History of Scientific Method - Integrating Deductive and Inductive Method

Integrating Deductive and Inductive Method

Attempts to systematize a scientific method were confronted in the mid-18th century by the problem of induction, a positivist logic formulation which, in short, asserts that nothing can be known with certainty except what is actually observed. David Hume took empiricism to the skeptical extreme; among his positions was that there is no logical necessity that the future should resemble the past, thus we are unable to justify inductive reasoning itself by appealing to its past success. Hume's arguments, of course, came on the heels of many, many centuries of excessive speculation upon excessive speculation not grounded in empirical observation and testing. Many of Hume's radically skeptical arguments were argued against, but not resolutely refuted, by Immanuel Kant's Critique of Pure Reason in the late 18th century. Hume's arguments continue to hold a strong lingering influence and certainly on the consciousness of the educated classes for the better part of the 19th century when the argument at the time became the focus on whether or not the inductive method was valid.

Hans Christian Ørsted, (Ørsted is the Danish spelling; Oersted in other languages) (1777–1851) was heavily influenced by Kant, in particular, Kant's Metaphysische Anfangsgründe der Naturwissenschaft (Metaphysical Foundations of Natural Science). The following sections on Ørsted encapsulate our current, common view of scientific method. His work appeared in Danish, most accessibly in public lectures, which he translated into German, French, English, and occasionally Latin. But some of his views go beyond Kant:

"In order to achieve completeness in our knowledge of nature, we must start from two extremes, from experience and from the intellect itself. ... The former method must conclude with natural laws, which it has abstracted from experience, while the latter must begin with principles, and gradually, as it develops more and more, it becomes ever more detailed. Of course, I speak here about the method as manifested in the process of the human intellect itself, not as found in textbooks, where the laws of nature which have been abstracted from the consequent experiences are placed first because they are required to explain the experiences. When the empiricist in his regression towards general laws of nature meets the metaphysician in his progression, science will reach its perfection."

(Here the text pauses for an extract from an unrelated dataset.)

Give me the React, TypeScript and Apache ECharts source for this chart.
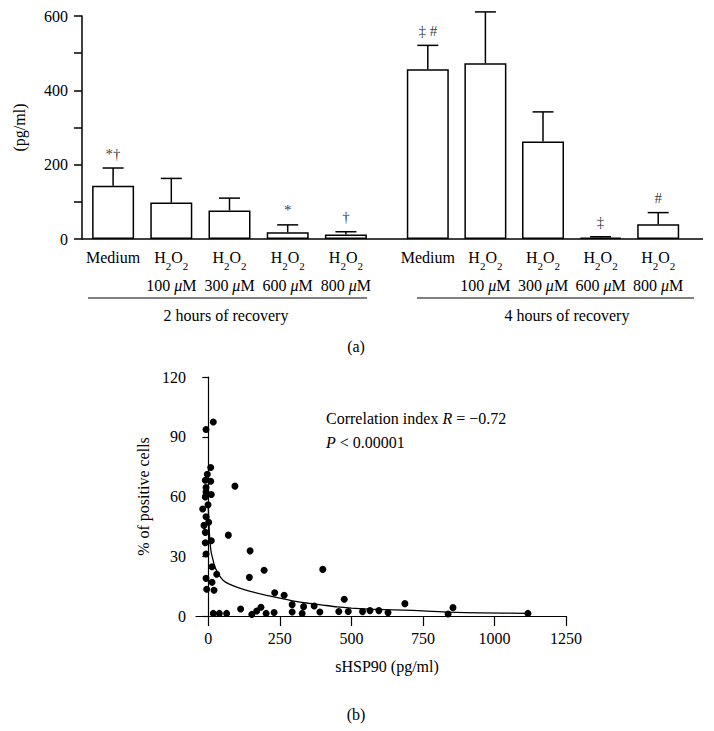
import React, { useEffect, useRef } from 'react';
import * as echarts from 'echarts';

const FONT = 'Liberation Serif, DejaVu Serif, serif';

// ---- Panel (a) ----
const treatments = ['Medium', 'H2O2 100 μM', 'H2O2 300 μM', 'H2O2 600 μM', 'H2O2 800 μM'];
const mean2h = [143, 98, 77, 18, 12];
const upper2h = [191, 163, 110, 38, 19.5];
const marks2h = ['*†', '', '', '*', '†'];
const mean4h = [457, 473, 262, 4, 40];
const upper4h = [521, 611, 342, 6, 71];
const marks4h = ['‡ #', '', '', '‡', '#'];
const groupLabels = ['2 hours of recovery', '4 hours of recovery'];
const panelLabels = ['(a)', '(b)'];

// ---- Panel (b) ----
const scatterX = [
  -8, 17.5, 8.4, -3.5, -10.5, 8.4, -8, -8, -10.5, 10.5, 93, -1, -19.6, -8, 1.4, -15, -10.5, 70, -10.5, 10.5,
  -8, 146, 13, 29.4, 195, 143.5, -8, 13, -5.6, 20, 232, 17.5, 38.5, 64, 113, 152, 169, 184, 202, 230,
  265, 400, 293, 333, 370, 475, 293, 328, 390, 456, 489, 539, 565, 596, 628, 687, 855, 838, 1117,
];
const scatterY = [
  93.6, 97.4, 74.6, 71.2, 68.2, 67.7, 64.5, 62.3, 59.8, 61, 65.2, 55.8, 53.7, 49.8, 47.1, 45.5, 42, 40.6, 36.8, 37.8,
  31.1, 32.7, 24.7, 21, 23, 19.4, 18.9, 16.9, 13.4, 12.9, 11.7, 1.3, 1.3, 1.3, 3.5, 0.8, 2.5, 4.4, 1.3, 1.8,
  10.4, 23.4, 5.7, 4.7, 5, 8.4, 2, 1.3, 2, 2.3, 2.3, 2.2, 2.7, 2.7, 1.7, 6.2, 4.2, 1.0, 1.3,
];
const curveX = [0, 3, 6, 10, 15, 22, 30, 45, 60, 90, 120, 150, 200, 250, 300, 350, 400, 450, 500, 560, 620, 680, 750, 840, 950, 1118];
const curveY = [54, 44, 37, 32, 29, 25, 22.5, 19, 17, 15, 13.5, 12.2, 10.5, 9, 7.5, 6.4, 5.5, 4.6, 4, 3.5, 3.2, 3, 2.6, 1.9, 1.6, 1.3];
const xTicksB = [0, 250, 500, 750, 1000, 1250];
const statLines = ['Correlation index {i|R} = −0.72', '{i|P} < 0.00001'];

const catFormatter = (v: string) => {
  if (v.startsWith('H2O2')) {
    const rest = v.slice(5).replace('μ', '{i|μ}');
    return 'H{s|2}O{s|2}\n' + rest;
  }
  return v;
};

const errorSeries = (axisIdx: number, means: number[], upper: number[]) => ({
  type: 'custom',
  xAxisIndex: axisIdx,
  yAxisIndex: axisIdx,
  z: 5,
  data: means.map((m, i) => [i, m, upper[i]]),
  renderItem: (params: any, api: any) => {
    const i = api.value(0);
    const a = api.coord([i, api.value(1)]);
    const b = api.coord([i, api.value(2)]);
    return {
      type: 'group',
      children: [
        { type: 'line', shape: { x1: a[0], y1: a[1], x2: b[0], y2: b[1] }, style: { stroke: '#000', lineWidth: 1.5 } },
        { type: 'line', shape: { x1: b[0] - 10.5, y1: b[1], x2: b[0] + 10.5, y2: b[1] }, style: { stroke: '#000', lineWidth: 1.5 } },
      ],
    };
  },
});

const markSeries = (axisIdx: number, upper: number[], marks: string[]) => ({
  type: 'scatter',
  xAxisIndex: axisIdx,
  yAxisIndex: axisIdx,
  symbolSize: 0,
  z: 6,
  silent: true,
  data: upper.map((u, i) => [i, u]),
  label: {
    show: true,
    position: 'top',
    distance: 7,
    color: '#000',
    fontFamily: FONT,
    fontSize: 15,
    formatter: (p: any) => marks[p.dataIndex],
  },
});

const catAxis = (gridIndex: number) => ({
  type: 'category',
  gridIndex,
  data: treatments,
  axisLine: { show: false },
  axisTick: { show: false },
  axisLabel: {
    interval: 0,
    margin: 4,
    color: '#000',
    fontFamily: FONT,
    fontSize: 16,
    lineHeight: 28,
    verticalAlign: 'top',
    formatter: catFormatter,
    rich: {
      s: { fontSize: 11, lineHeight: 20, verticalAlign: 'bottom', fontFamily: FONT, color: '#000' },
      i: { fontSize: 16, lineHeight: 28, fontStyle: 'italic', fontFamily: FONT, color: '#000' },
    },
  },
});

export default function App() {
  const ref = useRef<HTMLDivElement>(null);
  useEffect(() => {
    document.body.style.margin = '0';
    const chart = echarts.init(ref.current!, null, { renderer: 'svg' });
    const text = (t: string, x: number, y: number) => ({
      type: 'text',
      x,
      y,
      style: {
        text: t, fill: '#000', fontSize: 16, fontFamily: FONT,
        align: 'center', verticalAlign: 'middle',
      },
    });
    chart.setOption({
      animation: false,
      backgroundColor: '#fff',
      textStyle: { fontFamily: FONT },
      grid: [
        { left: 84, top: 16, width: 291, height: 223 },
        { left: 399, top: 16, width: 288, height: 223 },
        { left: 196, top: 377, width: 370, height: 239 },
      ],
      xAxis: [
        catAxis(0),
        catAxis(1),
        {
          type: 'value',
          gridIndex: 2,
          min: -43,
          max: 1250,
          name: 'sHSP90 (pg/ml)',
          nameLocation: 'middle',
          nameGap: 42,
          nameTextStyle: { color: '#000', fontFamily: FONT, fontSize: 16, padding: [0, 0, 0, 12] },
          splitLine: { show: false },
          axisLine: { lineStyle: { color: '#000', width: 1.2 } },
          axisTick: { show: true, length: 10, lineStyle: { color: '#000', width: 1.2 }, customValues: xTicksB },
          axisLabel: {
            color: '#000', fontFamily: FONT, fontSize: 16, margin: 14, customValues: xTicksB,
            formatter: (v: number) => String(v),
          },
        },
      ],
      yAxis: [
        {
          type: 'value',
          gridIndex: 0,
          min: 0,
          max: 600,
          interval: 100,
          offset: 2,
          name: '(pg/ml)',
          nameLocation: 'middle',
          nameGap: 55,
          nameTextStyle: { color: '#000', fontFamily: FONT, fontSize: 16 },
          splitLine: { show: false },
          axisLine: { show: true, lineStyle: { color: '#000', width: 1.5 } },
          axisTick: { show: true, length: 8, lineStyle: { color: '#000', width: 1.5 } },
          axisLabel: {
            color: '#000', fontFamily: FONT, fontSize: 16, margin: 14,
            formatter: (v: number) => (v % 200 === 0 ? String(v) : ''),
          },
        },
        {
          type: 'value',
          gridIndex: 1,
          min: 0,
          max: 600,
          interval: 100,
          show: false,
          splitLine: { show: false },
        },
        {
          type: 'value',
          gridIndex: 2,
          min: 0,
          max: 120,
          interval: 30,
          name: '% of positive cells',
          nameLocation: 'middle',
          nameGap: 43,
          nameTextStyle: { color: '#000', fontFamily: FONT, fontSize: 16 },
          splitLine: { show: false },
          axisLine: { show: true, lineStyle: { color: '#000', width: 1.2 } },
          axisTick: { show: true, length: 6, lineStyle: { color: '#000', width: 1.2 } },
          axisLabel: { color: '#000', fontFamily: FONT, fontSize: 16, margin: 10 },
        },
      ],
      series: [
        {
          type: 'bar',
          xAxisIndex: 0,
          yAxisIndex: 0,
          data: mean2h,
          barWidth: 42,
          itemStyle: { color: '#fff', borderColor: '#000', borderWidth: 1.5 },
        },
        errorSeries(0, mean2h, upper2h),
        markSeries(0, upper2h, marks2h),
        {
          type: 'bar',
          xAxisIndex: 1,
          yAxisIndex: 1,
          data: mean4h,
          barWidth: 42,
          itemStyle: { color: '#fff', borderColor: '#000', borderWidth: 1.5 },
        },
        errorSeries(1, mean4h, upper4h),
        markSeries(1, upper4h, marks4h),
        {
          type: 'line',
          xAxisIndex: 2,
          yAxisIndex: 2,
          data: curveX.map((x, i) => [x, curveY[i]]),
          showSymbol: false,
          smooth: 0.2,
          lineStyle: { color: '#000', width: 1.3 },
          z: 2,
        },
        {
          type: 'scatter',
          xAxisIndex: 2,
          yAxisIndex: 2,
          data: scatterX.map((x, i) => [x, scatterY[i]]),
          symbolSize: 7,
          itemStyle: { color: '#000', opacity: 1 },
          z: 3,
        },
      ],
      graphic: [
        { type: 'line', shape: { x1: 82, y1: 239, x2: 703, y2: 239 }, style: { stroke: '#000', lineWidth: 1.5 } },
        { type: 'line', shape: { x1: 88, y1: 298, x2: 367, y2: 298 }, style: { stroke: '#000', lineWidth: 1 } },
        { type: 'line', shape: { x1: 417, y1: 298, x2: 694, y2: 298 }, style: { stroke: '#000', lineWidth: 1 } },
        text(groupLabels[0], 226, 315),
        text(groupLabels[1], 567, 315),
        text(panelLabels[0], 356, 346),
        text(panelLabels[1], 356, 714),
        {
          type: 'text',
          x: 326,
          y: 406,
          style: {
            text: statLines.join('\n'),
            fill: '#000',
            fontSize: 16,
            fontFamily: FONT,
            lineHeight: 24,
            rich: {
              i: { fontStyle: 'italic', fontSize: 16, fontFamily: FONT, lineHeight: 24, fill: '#000' },
            },
          },
        },
      ],
    });
    return () => chart.dispose();
  }, []);
  return <div ref={ref} style={{ position: 'absolute', left: 0, top: 0, width: 714, height: 731 }} />;
}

Ørsted's "First Introduction to General Physics" (1811) exemplified the steps of observation, hypothesis, deduction and experiment. In 1805, based on his researches on electromagnetism Ørsted came to believe that electricity is propagated by undulatory action (i.e., fluctuation). By 1820, he felt confident enough in his beliefs that he resolved to demonstrate them in a public lecture, and in fact observed a small magnetic effect from a galvanic circuit (i.e., voltaic circuit), without rehearsal;

William Whewell (1794–1866) regarded his History of the Inductive Sciences, from the Earliest to the Present Time (1837) to be an introduction to the Philosophy of the Inductive Sciences (1840) which analyzes the method exemplified in the formation of ideas. Whewell attempts to follow Bacon's plan for discovery of an effectual art of discovery. He named the hypothetico-deductive method (which Encyclopædia Britannica credits to Newton); Whewell also coined the term scientist. Whewell examines ideas and attempts to construct science by uniting ideas to facts. He analyses induction into three steps:

  1. the selection of the fundamental idea, such as space, number, cause, or likeness
  2. a more special modification of those ideas, such as a circle, a uniform force, etc.
  3. the determination of magnitudes

Upon these follow special techniques applicable for quantity, such as the method of least squares, curves, means, and special methods depending on resemblance (such as pattern matching, the method of gradation, and the method of natural classification (such as cladistics). But no art of discovery, such as Bacon anticipated, follows, for "invention, sagacity, genius" are needed at every step.

John Stuart Mill (1806–1873) was stimulated to publish A System of Logic (1843) upon reading Whewell's History of the Inductive Sciences. Mill may be regarded as the final exponent of the empirical school of philosophy begun by John Locke, whose fundamental characteristic is the duty incumbent upon all thinkers to investigate for themselves rather than to accept the authority of others. Knowledge must be based on experience.

In the mid-19th century Claude Bernard was also influential, especially in bringing the scientific method to medicine. In his discourse on scientific method, An Introduction to the Study of Experimental Medicine (1865), he described what makes a scientific theory good and what makes a scientist a true discoverer. Unlike many scientific writers of his time, Bernard wrote about his own experiments and thoughts, and used the first person.

William Stanley Jevons' The Principles of Science: a treatise on logic and scientific method (1873, 1877) Chapter XII "The Inductive or Inverse Method", Summary of the Theory of Inductive Inference, states "Thus there are but three steps in the process of induction :-

  1. Framing some hypothesis as to the character of the general law.
  2. Deducing some consequences of that law.
  3. Observing whether the consequences agree with the particular tasks under consideration."

Jevons then frames those steps in terms of probability, which he then applied to economic laws. Ernest Nagel notes that Jevons and Whewell were not the first writers to argue for the centrality of the hypothetico-deductive method in the logic of science.